- Problem requirements:
Repeat exactly the lines running from the first line of the data to the line containing "from matplotlib import font_manager", both ends included, and nothing else; drop the pictures.

- Records for this exercise:
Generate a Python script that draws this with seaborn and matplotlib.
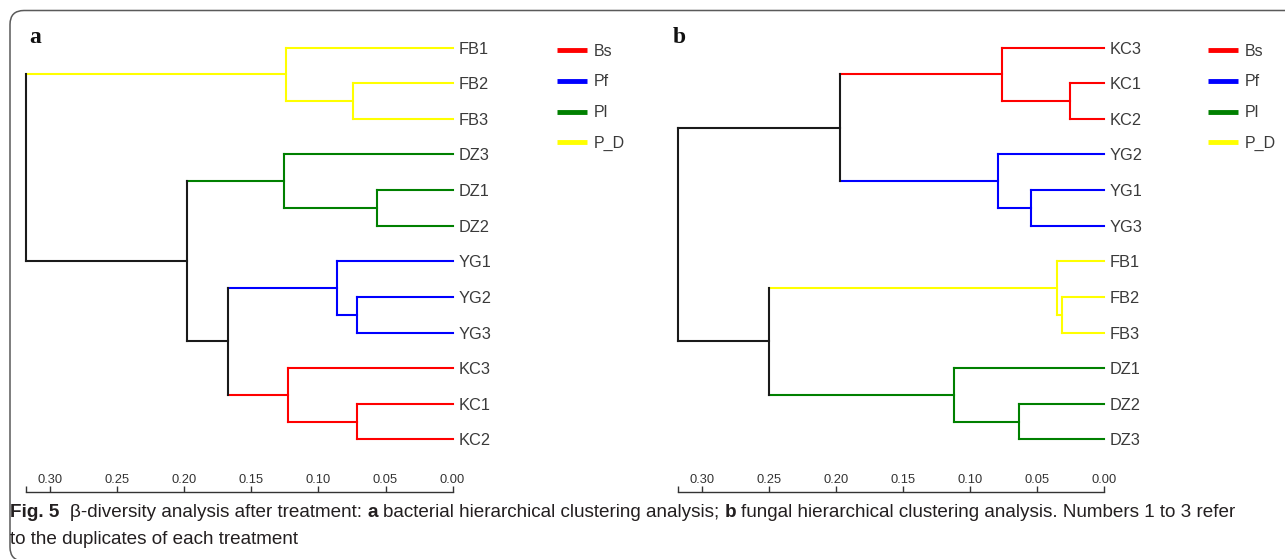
import numpy as np
import pandas as pd
import matplotlib
matplotlib.use("Agg")
import matplotlib.pyplot as plt
import seaborn as sns
from matplotlib.lines import Line2D
from matplotlib.patches import FancyBboxPatch
from matplotlib.transforms import IdentityTransform
from matplotlib import font_manager

# ---------------- data ----------------
groups = ["Bs", "Pf", "Pl", "P_D"]
group_colors = ["#ff0000", "#0000ff", "#008000", "#ffff00"]

# panel a (bacteria)
leaves_a = ["FB1", "FB2", "FB3", "DZ3", "DZ1", "DZ2", "YG1", "YG2", "YG3", "KC3", "KC1", "KC2"]
leaf_group_a = ["P_D", "P_D", "P_D", "Pl", "Pl", "Pl", "Pf", "Pf", "Pf", "Bs", "Bs", "Bs"]
merge_left_a = [1, 0, 4, 3, 7, 6, 10, 9, 17, 15, 13]
merge_right_a = [2, 12, 5, 14, 8, 16, 11, 18, 19, 20, 21]
merge_height_a = [0.074, 0.124, 0.056, 0.126, 0.071, 0.086, 0.0715, 0.1225, 0.1675, 0.198, 0.318]

# panel b (fungi)
leaves_b = ["KC3", "KC1", "KC2", "YG2", "YG1", "YG3", "FB1", "FB2", "FB3", "DZ1", "DZ2", "DZ3"]
leaf_group_b = ["Bs", "Bs", "Bs", "Pf", "Pf", "Pf", "P_D", "P_D", "P_D", "Pl", "Pl", "Pl"]
merge_left_b = [1, 0, 4, 3, 13, 7, 6, 10, 9, 18, 16]
merge_right_b = [2, 12, 5, 14, 15, 8, 17, 11, 19, 20, 21]
merge_height_b = [0.025, 0.076, 0.054, 0.079, 0.1965, 0.031, 0.035, 0.0635, 0.112, 0.250, 0.318]

x_ticks = [0.30, 0.25, 0.20, 0.15, 0.10, 0.05, 0.00]
x_tick_labels = ["0.30", "0.25", "0.20", "0.15", "0.10", "0.05", "0.00"]

caption_line1 = [("Fig. 5", "bold"), ("β-diversity analysis after treatment:", "normal"), ("a", "bold"),
                 ("bacterial hierarchical clustering analysis;", "normal"), ("b", "bold"),
                 ("fungal hierarchical clustering analysis. Numbers 1 to 3 refer", "normal")]
caption_line2 = "to the duplicates of each treatment"

# ---------------- style ----------------
sns.set_theme(style="white")
plt.rcParams["font.family"] = ["Liberation Sans", "DejaVu Sans"]
plt.rcParams["lines.solid_capstyle"] = "projecting"


def first_font(names):
    for n in names:
        try:
            font_manager.findfont(font_manager.FontProperties(family=n), fallback_to_default=False)
            return n
        except Exception:
            pass
    return "DejaVu Sans"


W, H = 1285, 559
fig = plt.figure(figsize=(W / 100, H / 100), dpi=100)
fig.patch.set_facecolor("white")


def px_axes(x0, y0, x1, y1):
    return fig.add_axes([x0 / W, 1 - y1 / H, (x1 - x0) / W, (y1 - y0) / H])


def build_segments(leaf_group, left, right, height):
    n = len(leaf_group)
    pos = {i: (0.0, float(i)) for i in range(n)}
    grp = {i: leaf_group[i] for i in range(n)}
    rows = []
    seg = 0
    for k, (l, r, h) in enumerate(zip(left, right, height)):
        node = n + k
        hl, yl = pos[l]
        hr, yr = pos[r]
        g = grp[l] if grp[l] == grp[r] else "none"
        grp[node] = g
        for child, hc, yc in ((l, hl, yl), (r, hr, yr)):
            rows.append(dict(seg=seg, x=h, y=yc, c=grp[child]))
            rows.append(dict(seg=seg, x=hc, y=yc, c=grp[child]))
            seg += 1
        rows.append(dict(seg=seg, x=h, y=yl, c=g))
        rows.append(dict(seg=seg, x=h, y=yr, c=g))
        seg += 1
        pos[node] = (h, (yl + yr) / 2)
    return pd.DataFrame(rows)


palette = dict(zip(groups, group_colors))
palette["none"] = "#1a1a1a"
hue_order = groups + ["none"]


def draw_panel(ax, leaves, leaf_group, left, right, height, legend_xy):
    df = build_segments(leaf_group, left, right, height)
    sns.lineplot(data=df, x="x", y="y", units="seg", estimator=None, hue="c",
                 hue_order=hue_order, palette=palette, sort=False, legend=False,
                 linewidth=1.5, ax=ax)
    for ln in ax.get_lines():
        ln.set_clip_on(False)
    root = max(height)
    n = len(leaves)
    ax.set_xlim(root, 0)
    ax.set_ylim(n + 0.48, -0.497)
    ax.set_xlabel("")
    ax.set_ylabel("")
    ax.set_xticks(x_ticks)
    ax.set_xticklabels(x_tick_labels)
    ax.set_xticks([root], minor=True)
    ax.tick_params(axis="x", which="both", direction="in", length=4.5, width=1,
                   color="#333333", pad=-13, labelsize=9.3, labelcolor="#333333",
                   bottom=True)
    ax.yaxis.tick_right()
    ax.set_yticks(range(n))
    ax.set_yticklabels(leaves)
    ax.tick_params(axis="y", length=0, pad=4.2, labelsize=11.8, labelcolor="#3a3a3a")
    for s in ["left", "top", "right"]:
        ax.spines[s].set_visible(False)
    ax.spines["bottom"].set_bounds(0, root)
    ax.spines["bottom"].set_color("#333333")
    ax.spines["bottom"].set_linewidth(1)
    ax.patch.set_alpha(0)
    ax.grid(False)
    handles = [Line2D([], [], color=c, lw=3.5, solid_capstyle="butt") for c in group_colors]
    leg = ax.legend(handles, groups, loc="upper left",
                    bbox_to_anchor=(legend_xy[0] / W, 1 - legend_xy[1] / H),
                    bbox_transform=fig.transFigure, frameon=False, borderpad=0,
                    borderaxespad=0, handlelength=1.85, handletextpad=0.45,
                    labelspacing=0.99, fontsize=11.5)
    for t in leg.get_texts():
        t.set_color("#3a3a3a")


ax_a = px_axes(26, 30, 452.6, 492)
ax_b = px_axes(677.5, 30, 1103.8, 492)
draw_panel(ax_a, leaves_a, leaf_group_a, merge_left_a, merge_right_a, merge_height_a, (557, 43.5))
draw_panel(ax_b, leaves_b, leaf_group_b, merge_left_b, merge_right_b, merge_height_b, (1208, 43.5))

# panel letters
serif = first_font(["Liberation Serif", "DejaVu Serif"])
fig.text(29.5 / W, 1 - 43 / H, "a", family=serif, weight="bold", size=17, va="baseline", color="#111111")
fig.text(673 / W, 1 - 43 / H, "b", family=serif, weight="bold", size=17, va="baseline", color="#111111")

# rounded frame (extends past right and bottom edges)
frame = FancyBboxPatch((10.0, -2.0), 1320, 550.5, boxstyle="round,pad=0,rounding_size=14",
                       transform=IdentityTransform(), fill=False, ec="#5a5a5a", lw=1.1)
fig.add_artist(frame)

# caption
cap_family = [first_font(["Liberation Sans Narrow", "Liberation Sans", "DejaVu Sans"]), "DejaVu Sans"]
renderer = fig.canvas.get_renderer()


def text_w(s, size, weight="normal"):
    t = fig.text(0, 0, s, family=cap_family, size=size, weight=weight)
    w = t.get_window_extent(renderer).width
    t.remove()
    return w


def line_width(pieces, size):
    sp = text_w("x x", size) - text_w("xx", size)
    total = 0
    for i, (s, wgt) in enumerate(pieces):
        total += text_w(s, size, wgt)
        if i < len(pieces) - 1:
            total += sp * (2 if i == 0 else 1)
    return total


base = 12.0
size = base * 1235.0 / line_width(caption_line1, base)
sp = text_w("x x", size) - text_w("xx", size)
x = 10.0
cap_color = "#231f20"
for i, (s, wgt) in enumerate(caption_line1):
    t = fig.text(x / W, 1 - 517 / H, s, family=cap_family, size=size, weight=wgt,
                 va="baseline", ha="left", color=cap_color)
    x += t.get_window_extent(renderer).width + sp * (2 if i == 0 else 1)
fig.text(10 / W, 1 - 544 / H, caption_line2, family=cap_family, size=size,
         va="baseline", ha="left", color=cap_color)

fig.savefig("out.png", dpi=100, facecolor="white")
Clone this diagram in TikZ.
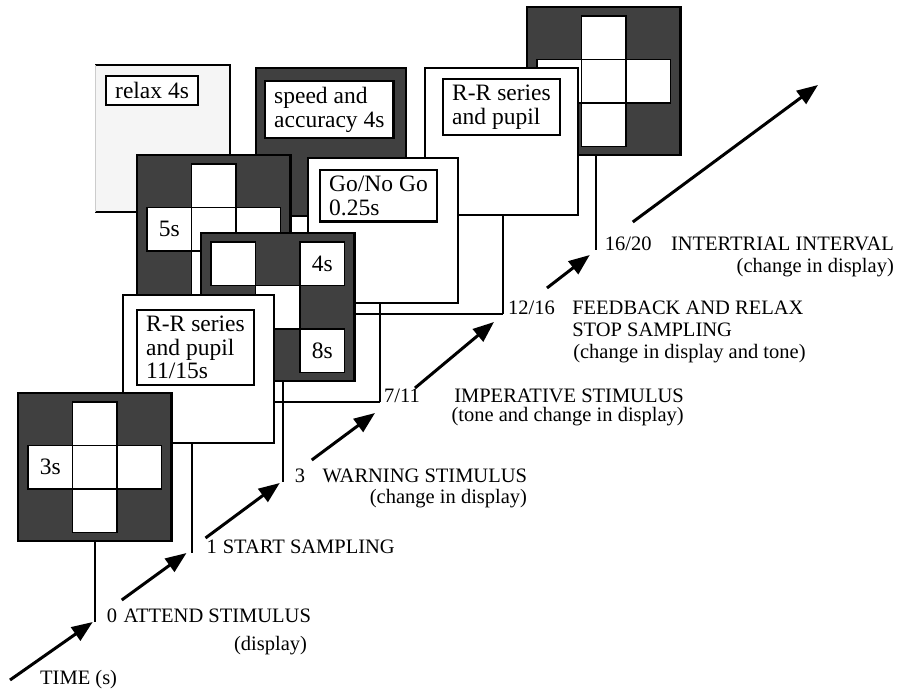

- Response for this exercise:
Generate a Python script that draws this with seaborn and matplotlib.
import numpy as np
import pandas as pd
import matplotlib
matplotlib.use("Agg")
import matplotlib.pyplot as plt
import seaborn as sns
from matplotlib.lines import Line2D
from matplotlib.patches import FancyBboxPatch
from matplotlib.transforms import IdentityTransform
from matplotlib import font_manager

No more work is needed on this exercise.